Paul F. Grendler received the George E. Ganss, S.J., Award in Jesuit Studies for his significant contributions to the field and delivered the keynote address at the fourth annual Feore Family Lecture Series.
The Ganss Award recognizes an individual’s’ significant scholarly contributions to the field of Jesuit studies. Ganss founded the Institute of Jesuit Sources in 1961 to make the sources of Jesuit thought more readily available to the scholarly world in English-speaking countries by publishing translations of important works written by or about Jesuits.
“I had no intention of becoming a historian and the idea of becoming a historian of Jesuit education was about as remote as flying to Mars, but I am very happy that I do both,” Grendler said. “I intend to keep on studying Jesuit schools and universities until I reach the last arch.”
Grendler has published 10 books and 150 articles. He received lifetime achievement awards from the Renaissance Society of America and the Society for Historical Studies—he has served as president of both organizations.
“We are partaking in an important, distinctive moment Jesuit educational history,” said Rev. Casey Beaumier, S.J., director of the Institute for Advanced Jesuit Studies. “Grendler received [the award] in recognition of his significant contribution in helping all of us to deepen our understanding of the whole history of Jesuit education.”
Grendler’s speech, titled “A Historian’s Journey to Jesuit Education,” chronicled his academic career and transition to Jesuit studies.
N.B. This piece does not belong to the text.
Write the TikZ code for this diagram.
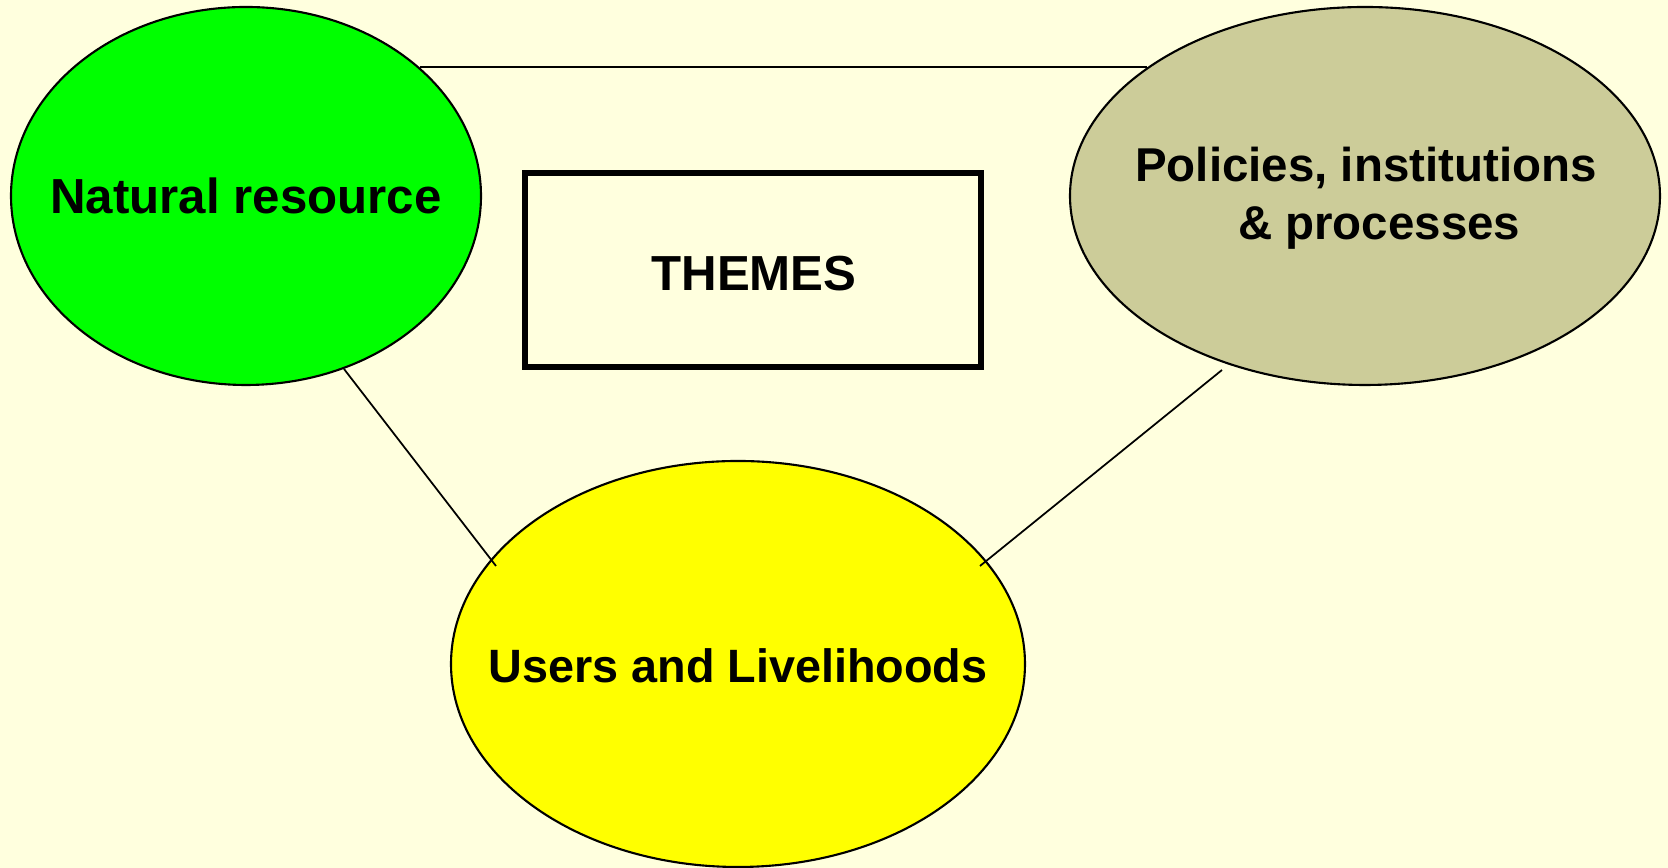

Grendler majored in European History at Overland College, a predetermined path due to his long interest in history, he said. As his interest in history blossomed, he went on to attend graduate school at the University of Wisconsin at Madison. There, his interest shifted to the Renaissance and Reformation. He settled on a topic in 16th-century French intellectual history to write his master’s thesis, but instead of completing it in the summer of 1960, he played hooky and traveled to Europe. There he discovered Italy’s history and culture and was so taken by the country that he changed his focus of study to the Italian Renaissance.
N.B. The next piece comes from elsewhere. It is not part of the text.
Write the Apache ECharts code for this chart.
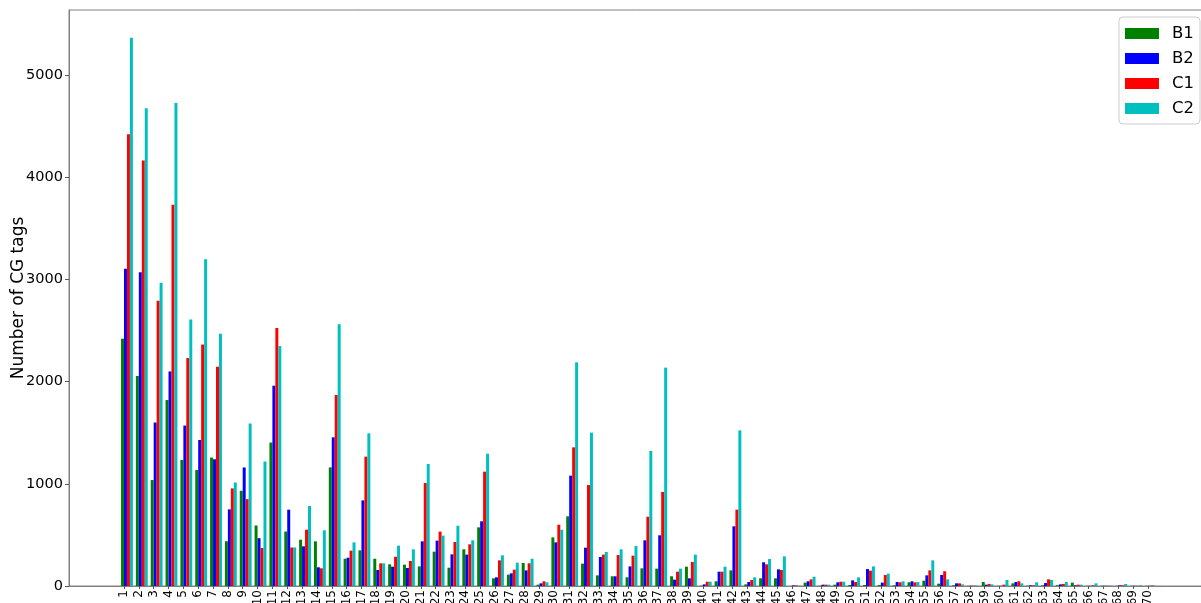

Grendler secured a Fulbright Scholarship, enabling him to spend the 1962-1963 academic year in Italy researching his dissertation, where his interest shifted once more to elementary and secondary education in the Italian Renaissance.
Living in the outskirts of Florence in 1971, Grendler and his wife stumbled upon their son’s notebooks from the Italian elementary school he attended. The descriptions of the pedagogy fascinated him. The curriculum was more oral-based, and there was more dictation than in American and Canadian elementary education.
“It seemed to echo a distant past,” Grendler said. “I was and still am interested in intellectual history in an institutional and social context.”
A major finding of his book Schooling in Renaissance Italy (1989) was the curriculum revolution of the 15th century. The Jesuit curriculum practically guaranteed that students learned classical Latin well, according to Grendler.
“While most scholars saw the Jesuits as a counter-Reformation religious order, whose purpose was to teach Catholicism and combat Protestantism, I saw it as a continuation of the Renaissance curriculum that developed before the Protestant Reformation,” he said.
Jesuit schools between 1548-1773 were free to attend and publicly funded through tax revenue exchanges to teach classes on Latin grammar, humanities, and rhetoric. The schools were open to the public—more specifically to males who passed the entrance exam. Seventy-five percent of the student population was made up of people from the middle and lower classes, contrary to the myth that Jesuit schools were reserved for the noble. Learning Latin almost guaranteed that students would rise in society, according to Grendler.
“There is so much to be learned, there is an abundance of sources that have never been looked at or hardly examined,” he said. “I recommend that historians concentrate on what happened, not what the constitution said and not what generals in Rome wanted to happen.”